Loading Datasets
The hdxms_datasets
package features a central DataVault
object, which is used to fetch datasets from an online
database to a local cache dir, as well as parse those locally saved peptide sets into a pandas DataFrame
.
Basic usage
from hdxms_datasets import DataVault
# Creating a DataVault without giving a cache path name uses $home/.hdxms_datasets by default
vault = DataVault()
# Download a remote dataset to the local cache
vault.fetch_dataset("20221007_1530_SecA_Krishnamurthy")
# Load the dataset
ds = vault.load_dataset("20221007_1530_SecA_Krishnamurthy")
# Print a string describing the states in the dataset
print(ds.describe())
# Load FD control peptides as a pandas DataFrame
fd_control = ds.load_peptides(0, "FD_control")

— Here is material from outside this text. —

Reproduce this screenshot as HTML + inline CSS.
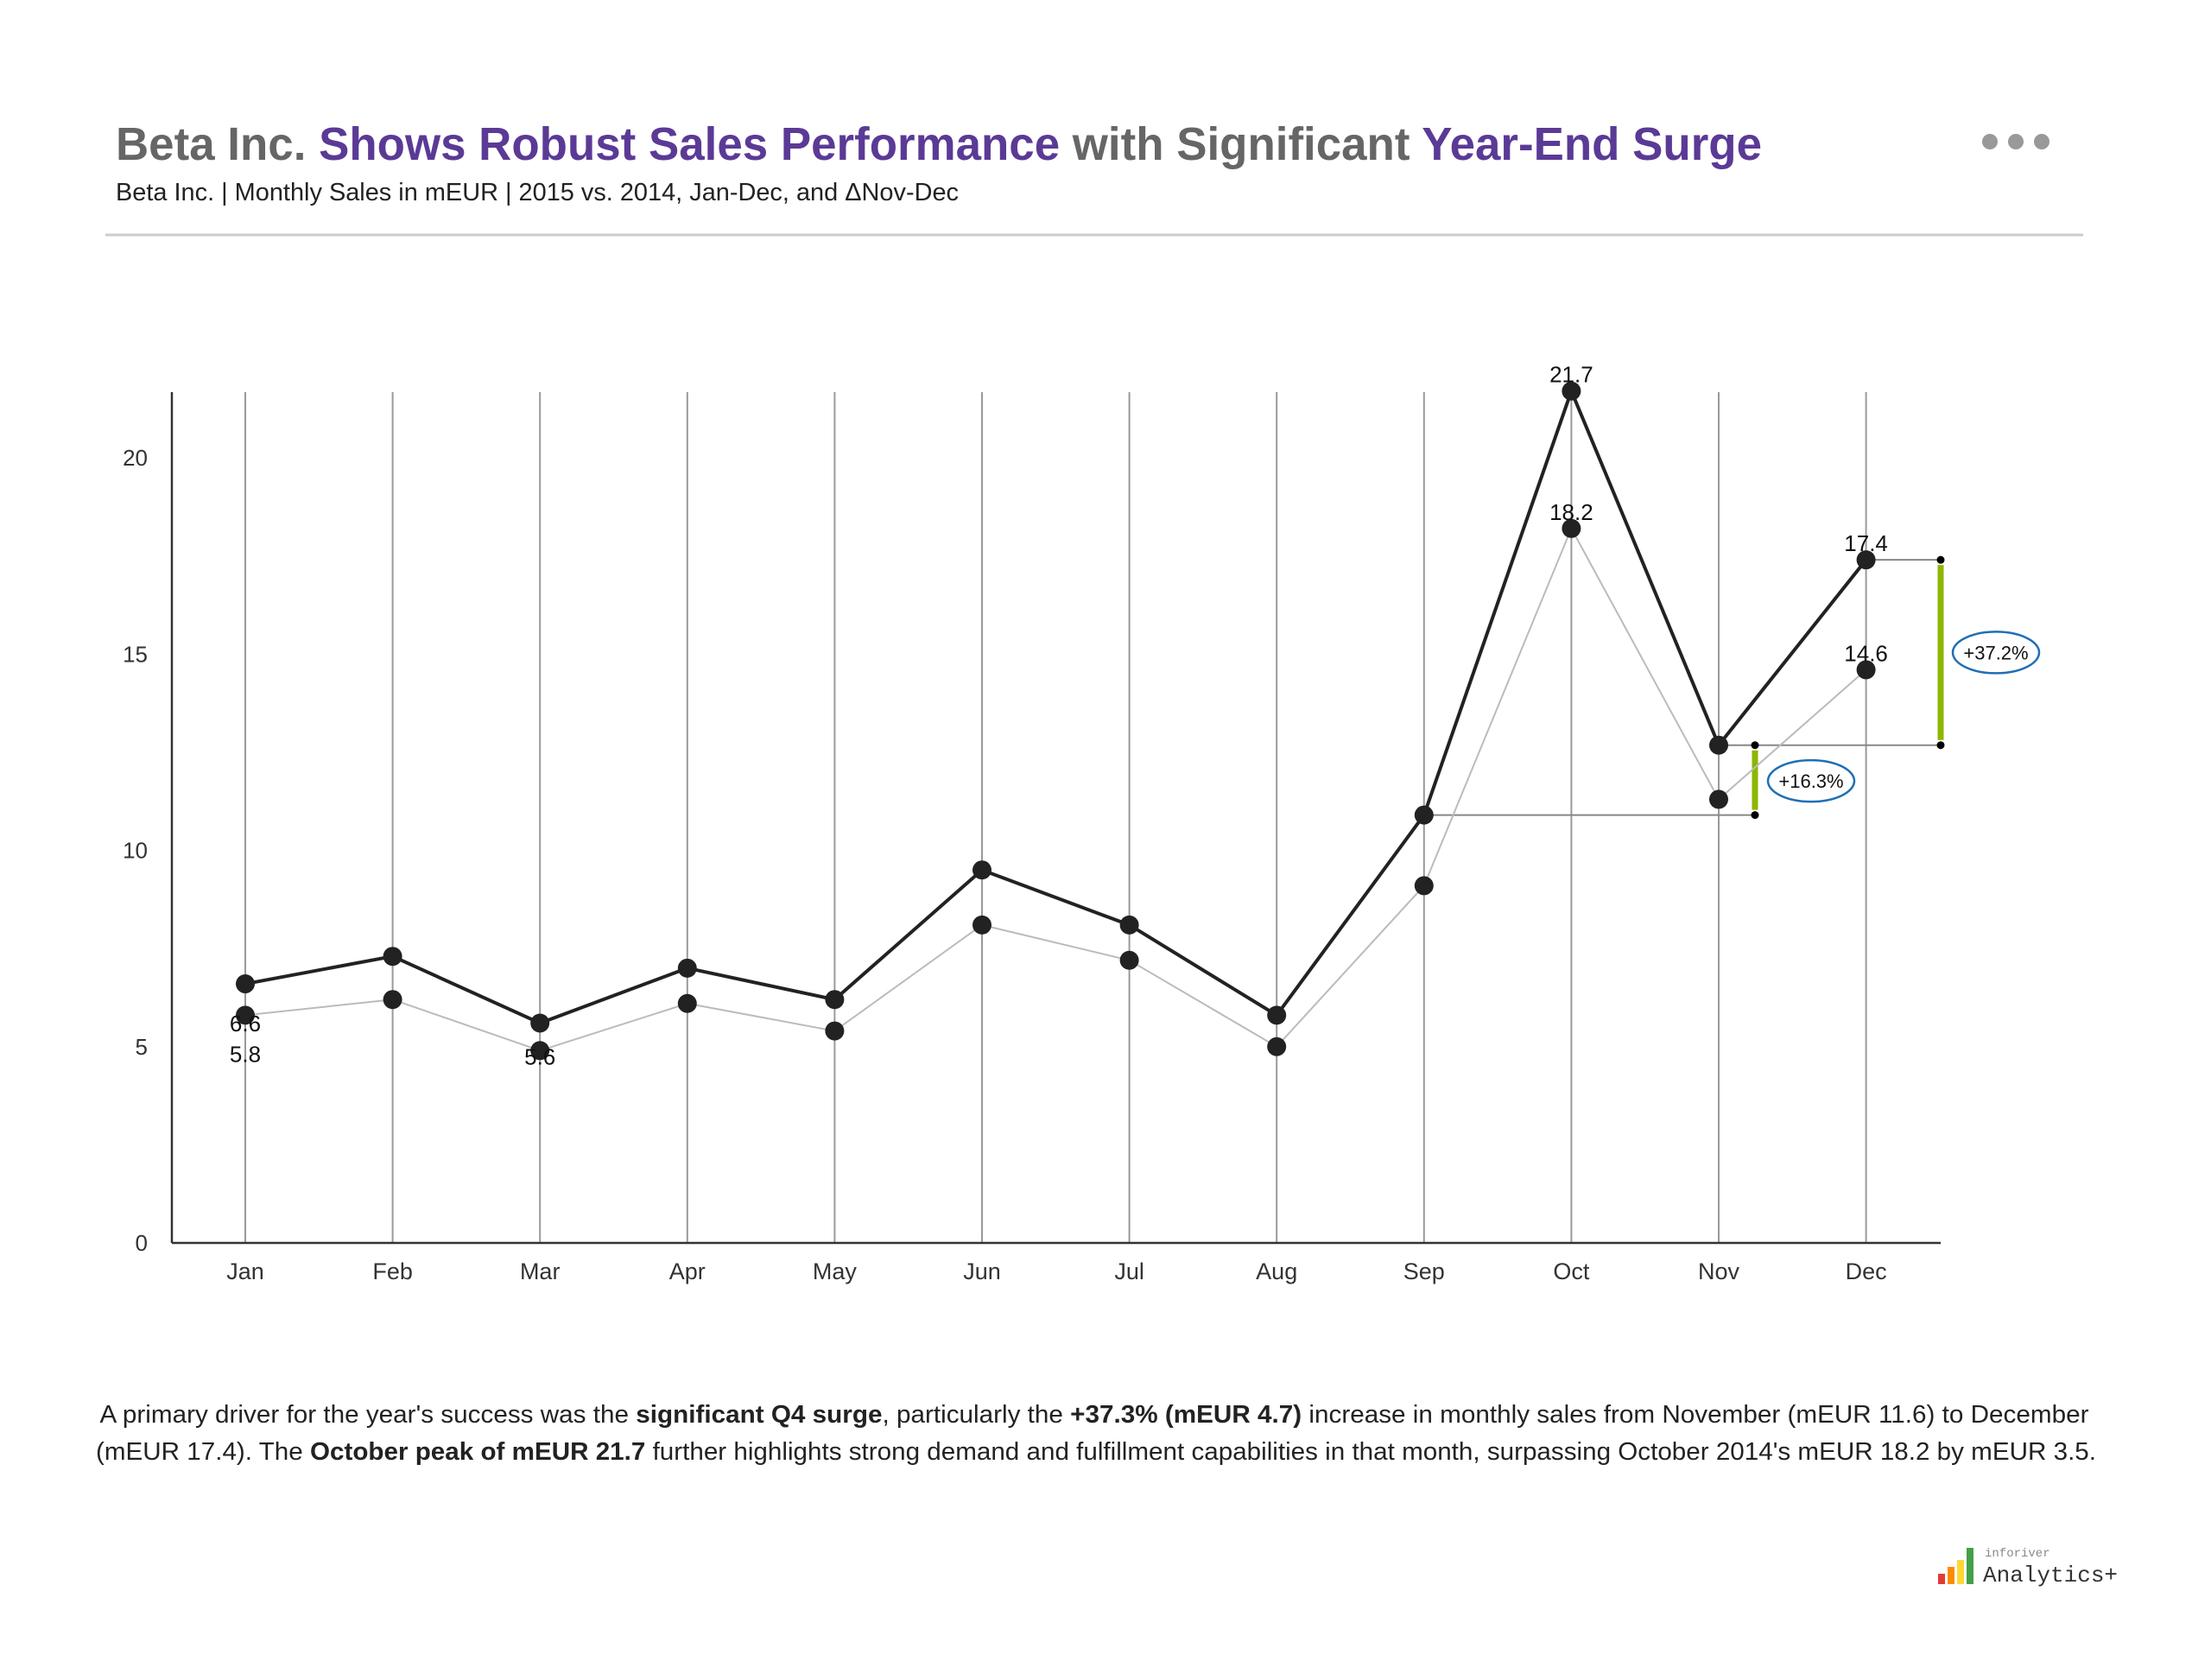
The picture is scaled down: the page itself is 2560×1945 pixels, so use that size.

# Load experimental peptides as pandas dataframe
peptides = ds.load_peptides(0, 'experiment')
The code above initiates a DataVault
object, thereby creating a cache directory in the default location
(~/.hdxms_datasets/datasets
) if it does not yet exist. Then the dataset "20221007_1530_SecA_Krishnamurthy"
is fetched
from the database and stored in the cache dir.
Datavault.load_dataset
loads the dataset which is returned as HDXDataSet
object. From the HDXDataSet
object,
users can load peptides from the available states. In the example, the Fully Deuterated control peptides are loaded
from the first HDX state as a pandas DataFrame
. The experimental peptides are loaded in the same way.